Children's burial ground, Ballyboggan, Co. Galway
Co. Galway |
Burial Grounds
In a patch of rough pastureland at Ballyboggan in County Galway, a children's burial ground came to light not through scholarly excavation but through the entirely ordinary business of building a house.
When construction work began in the late 1970s, a number of children's bones and skulls were uncovered beneath the ground. They were carefully reburied some 26 metres to the east of the new house, and the work continued.

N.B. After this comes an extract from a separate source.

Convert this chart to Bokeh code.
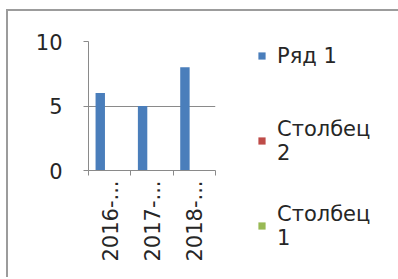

What makes the site quietly unsettling is its near-total invisibility. The landowner came to believe that the burial ground likely extended across much of the plot on which the house now stands, yet there were no grave-markers of any kind to be seen. This absence is characteristic of a cillín, the Irish term for an unconsecrated burial ground used for unbaptised infants and, in some cases, other individuals excluded from formal Church burial. Such sites are found across Ireland, often in marginal or liminal landscapes, and were rarely marked in any permanent way, their locations passed down through local memory rather than stone or inscription. Within about 16 metres to the south-west of the burial ground lies a souterrain, an underground stone-lined passage typically associated with early medieval settlement, suggesting that this corner of Ballyboggan has been a place of human activity for a considerable stretch of time. Whether the two features are directly related is unknown, but their proximity is a reminder that the ground beneath ordinary farmland often carries far more than is visible at the surface.